1from google.cloud import bigquery
2import launchflow as lf
3
4# Automatically creates / connects to a BigQuery Dataset in your GCP project
5dataset = lf.gcp.BigQueryDataset("my_dataset")
6
7schema = [
8    bigquery.SchemaField("name", "STRING", mode="REQUIRED"),
9    bigquery.SchemaField("age", "INTEGER", mode="REQUIRED"),
10]
11table = dataset.create_table("table_name", schema=schema)
12
13dataset.insert_table_data("table_name", [{"name": "Alice", "age": 30}])
14
15# You can also use the underlying resource directly
16# For example, for a table with columns name,age
17query = f"""
18SELECT name, age
19FROM `{dataset.dataset_id}.table_name`
20WHERE age > 10
21ORDER BY age DESC
22"""
23
24for row in dataset.client().query(query):
25    print(row)

initialization

Create a new BigQuery Dataset resource.

Args:

name (str): The name of the dataset. This must be globally unique.
location (str): The location of the dataset.
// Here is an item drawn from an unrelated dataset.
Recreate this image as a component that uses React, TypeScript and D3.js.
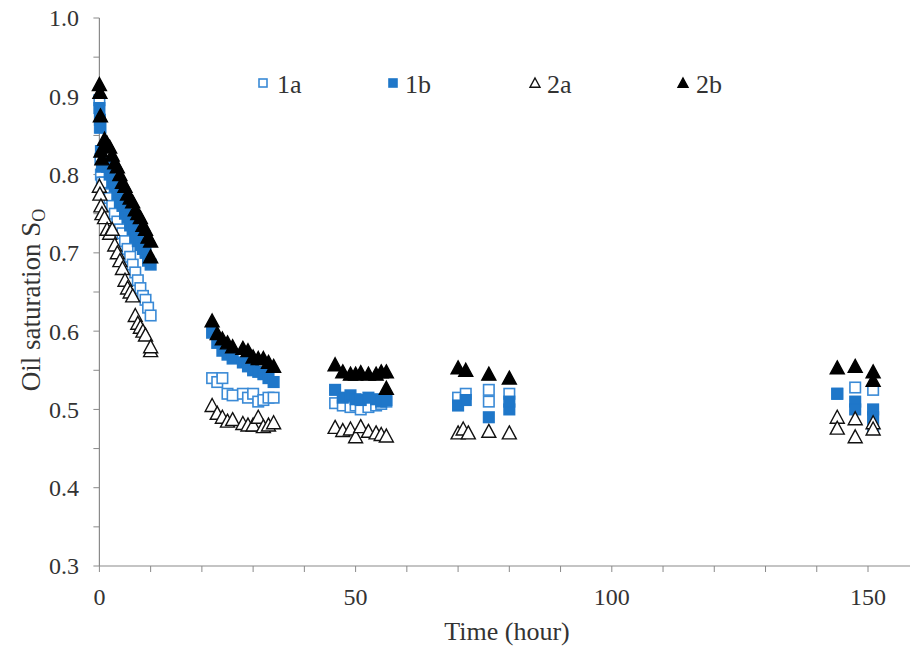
import React from "react";
import * as d3 from "d3";

// ---- data ----
const t1a = [0,0.1,0.2,0.3,0.5,1,1.5,2,2.5,3,3.5,4,4.5,5,5.5,6,6.5,7,7.5,8,8.5,9,9.5,10,
  22,23,24,25,26,28,29,30,31,32,33,34,
  46,47.5,49,50,51,52.5,54,55,56,
  70,71.5,76,76,80,
  144,147.5,151,151];
const s1a = [0.895,0.86,0.82,0.8,0.79,0.79,0.775,0.77,0.76,0.75,0.74,0.73,0.725,0.715,0.705,0.695,0.685,0.675,0.665,0.655,0.645,0.64,0.63,0.62,
  0.54,0.535,0.54,0.52,0.518,0.52,0.515,0.52,0.51,0.512,0.515,0.515,
  0.508,0.505,0.503,0.505,0.5,0.503,0.505,0.507,0.51,
  0.515,0.52,0.525,0.51,0.52,
  0.52,0.528,0.525,0.475];

const t1b = [0,0.1,0.2,0.3,0.5,1,1.5,2,2.5,3,3.5,4,4.5,5,5.5,6,6.5,7,7.5,8,8.5,9,9.5,10,
  22,23,24,25,26,28,29,30,31,32,33,34,
  46,47.5,49,50,51,52.5,54,55,56,
  70,71.5,76,80,80,
  144,147.5,147.5,151,151];
const s1b = [0.885,0.87,0.86,0.83,0.81,0.815,0.81,0.8,0.79,0.785,0.775,0.765,0.76,0.75,0.745,0.735,0.73,0.72,0.715,0.71,0.705,0.7,0.69,0.685,
  0.598,0.585,0.575,0.57,0.565,0.56,0.555,0.55,0.548,0.545,0.54,0.535,
  0.525,0.515,0.518,0.513,0.512,0.515,0.513,0.51,0.512,
  0.505,0.512,0.49,0.5,0.51,
  0.52,0.51,0.5,0.5,0.49];

const t2a = [0,0.1,0.3,0.5,1,1.5,2,2.5,3,3.5,4,4.5,5,5.5,6,6.5,7,7.5,8,8.5,9,10,10,
  22,23,24,25,26,28,29,30,31,32,33,34,
  46,47.5,49,50,51,52.5,54,55,56,
  70,71,72,76,80,
  144,144,147.5,147.5,151,151];
const s2a = [0.785,0.775,0.76,0.75,0.745,0.73,0.725,0.73,0.71,0.7,0.69,0.68,0.665,0.655,0.65,0.645,0.62,0.61,0.605,0.6,0.595,0.575,0.58,
  0.505,0.495,0.49,0.485,0.487,0.482,0.48,0.48,0.49,0.478,0.48,0.483,
  0.477,0.473,0.475,0.465,0.478,0.472,0.47,0.468,0.466,
  0.47,0.475,0.47,0.472,0.47,
  0.49,0.476,0.488,0.465,0.483,0.475];

const t2b = [0,0.1,0.2,0.3,0.5,1,1.5,2,2.5,3,3.5,4,4.5,5,5.5,6,6.5,7,7.5,8,8.5,9,9.5,10,10,
  22,23,24,25,26,28,29,30,31,32,33,34,
  46,47.5,49,50,51,52.5,54,55,56,56,
  70,71.5,76,80,
  144,147.5,151,151];
const s2b = [0.915,0.905,0.875,0.83,0.82,0.845,0.84,0.835,0.825,0.815,0.81,0.8,0.79,0.785,0.775,0.77,0.765,0.755,0.75,0.745,0.735,0.73,0.72,0.715,0.695,
  0.613,0.597,0.59,0.585,0.58,0.578,0.575,0.567,0.565,0.565,0.56,0.555,
  0.557,0.548,0.545,0.545,0.547,0.545,0.545,0.548,0.548,0.527,
  0.553,0.55,0.545,0.54,
  0.553,0.555,0.548,0.537];

const xMajor = [0, 50, 100, 150];
const yMajor = [0.3, 0.4, 0.5, 0.6, 0.7, 0.8, 0.9, 1.0];

const series = [
  { name: "1a", t: t1a, s: s1a, shape: "square", fill: "white", stroke: "#3a8ad6" },
  { name: "1b", t: t1b, s: s1b, shape: "square", fill: "#1f77c9", stroke: "#1f77c9" },
  { name: "2a", t: t2a, s: s2a, shape: "triangle", fill: "white", stroke: "#111" },
  { name: "2b", t: t2b, s: s2b, shape: "triangle", fill: "#000", stroke: "#000" },
];

const W = 910, H = 647;
const FONT = "Liberation Serif, Times New Roman, serif";

function Marker({ shape, x, y, fill, stroke, size }: any) {
  if (shape === "square") {
    const h = size / 2;
    return <rect x={x - h} y={y - h} width={size} height={size} fill={fill} stroke={stroke} strokeWidth={1.6} />;
  }
  const h = size * 0.5;
  const p = `M${x},${y - h} L${x + h},${y + h * 0.85} L${x - h},${y + h * 0.85} Z`;
  return <path d={p} fill={fill} stroke={stroke} strokeWidth={1.4} strokeLinejoin="miter" />;
}

export default function App() {
  const x = d3.scaleLinear().domain([0, 160]).range([99.4, 99.4 + 160 * 5.124]);
  const y = d3.scaleLinear().domain([0.3, 1.0]).range([566, 18]);
  const xMinor = d3.range(0, 161, 10);
  const yMinor = d3.range(0.3, 1.0001, 0.05);
  const axisColor = "#8a8a8a";
  const legend = [
    { s: series[0], mx: 263, tx: 277 },
    { s: series[1], mx: 393, tx: 405 },
    { s: series[2], mx: 535, tx: 547 },
    { s: series[3], mx: 683, tx: 696 },
  ];
  const txt = { fontFamily: FONT, fill: "#333" };
  return (
    <div style={{ position: "fixed", left: 0, top: 0 }}>
      <svg width={W} height={H} style={{ display: "block", background: "white", fontFamily: FONT }}>
        {/* axes */}
        <line x1={x(0)} x2={x(0)} y1={y(1.0)} y2={y(0.3)} stroke={axisColor} strokeWidth={1.2} />
        <line x1={x(0)} x2={W} y1={y(0.3)} y2={y(0.3)} stroke={axisColor} strokeWidth={1.2} />
        {yMinor.map((v, i) => (
          <line key={"yt" + i} x1={x(0) - 6} x2={x(0)} y1={y(v)} y2={y(v)} stroke={axisColor} strokeWidth={1} />
        ))}
        {xMinor.map((v, i) => (
          <line key={"xt" + i} x1={x(v)} x2={x(v)} y1={y(0.3)} y2={y(0.3) + 6} stroke={axisColor} strokeWidth={1} />
        ))}
        {yMajor.map((v) => (
          <text key={"yl" + v} x={79} y={y(v)} dy="0.35em" textAnchor="end" style={{ ...txt, fontSize: 24 }}>
            {v.toFixed(1)}
          </text>
        ))}
        {xMajor.map((v) => (
          <text key={"xl" + v} x={x(v)} y={605} textAnchor="middle" style={{ ...txt, fontSize: 24 }}>
            {v}
          </text>
        ))}
        <text x={507} y={640} textAnchor="middle" style={{ ...txt, fontSize: 26 }}>Time (hour)</text>
        <text transform="translate(40,300) rotate(-90)" textAnchor="middle" style={{ ...txt, fontSize: 27 }}>
          Oil saturation S<tspan style={{ fontSize: 18 }} dy="5">O</tspan>
        </text>
        {/* data */}
        {series.map((ser) => (
          <g key={ser.name}>
            {ser.t.map((t, i) => (
              <Marker key={i} shape={ser.shape} x={x(t)} y={y(ser.s[i])} fill={ser.fill} stroke={ser.stroke} size={ser.shape === "square" ? 10.5 : 14} />
            ))}
          </g>
        ))}
        {/* legend */}
        {legend.map((l) => (
          <g key={"lg" + l.s.name}>
            <Marker shape={l.s.shape} x={l.mx} y={83} fill={l.s.fill} stroke={l.s.stroke} size={l.s.shape === "square" ? 8 : 10} />
            <text x={l.tx} y={84} dy="0.35em" style={{ ...txt, fontSize: 26 }}>{l.s.name}</text>
          </g>
        ))}
      </svg>
    </div>
  );
}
Defaults to "US".
allow_nonempty_delete (bool): If True, the dataset can be deleted even if it is not empty. Defaults to False.

dataset_id

1@property
2BigQueryDataset.dataset_id() -> str

Get the dataset id.

Returns:

The dataset id.

get_table_uuid

1BigQueryDataset.get_table_uuid(table_name: str) -> str

Get the table UUID, {project_id}.{dataset_id}.{table_id}.

Args:

table_name (str): The name of the table.

Returns:

The table UUID.

client

1BigQueryDataset.client() -> "bigquery.Client"

Get the BigQuery Client object.

Returns:

The BigQuery Client object.

dataset

1BigQueryDataset.dataset() -> "bigquery.Dataset"

Get the BigQuery Dataset object.

Returns:

The BigQuery Dataset object.

create_table

1BigQueryDataset.create_table(table_name: str, *, schema: "Optional[List[bigquery.SchemaField]]" = None) -> "bigquery.Table"

Create a table in the dataset.

Args:

table_name (str): The name of the table.
schema (Optional[List[bigquery.SchemaField]]): The schema of the table. Not required and defaults to None.

Returns:

The BigQuery Table object.

Example usage:

1from google.cloud import bigquery
2import launchflow as lf
3
4dataset = lf.gcp.BigQueryDataset("my_dataset")
5
6schema = [
7    bigquery.SchemaField("name", "STRING", mode="REQUIRED"),
8    bigquery.SchemaField("age", "INTEGER", mode="REQUIRED"),
9]
10table = dataset.create_table("table_name", schema=schema)

delete_table

1BigQueryDataset.delete_table(table_name: str) -> None

Delete a table from the dataset.

Args:

table_name (str): The name of the table to delete.

load_table_data_from_csv

1BigQueryDataset.load_table_data_from_csv(table_name: str, file_path: Path) -> None

Load data from a CSV file into a table.

Args:

table_name (str): The name of the table to load the data into.
file_path (Path): The path to the CSV file to load.

insert_table_data

1BigQueryDataset.insert_table_data(table_name: str, rows_to_insert: List[Dict[Any, Any]]) -> None

Insert in-memory data into a table. There's seems to be a bug in bigquery where if a table name is re-used (created and then deleted recently), streaming to it won't work. If you encounter an unexpected 404 error, try changing the table name.

Args:

table_name (str): The name of the table to insert the data into.
rows_to_insert (List[Dict[Any, Any]]): The data to insert into the table.

Raises: ValueError if there were errors when inserting the data.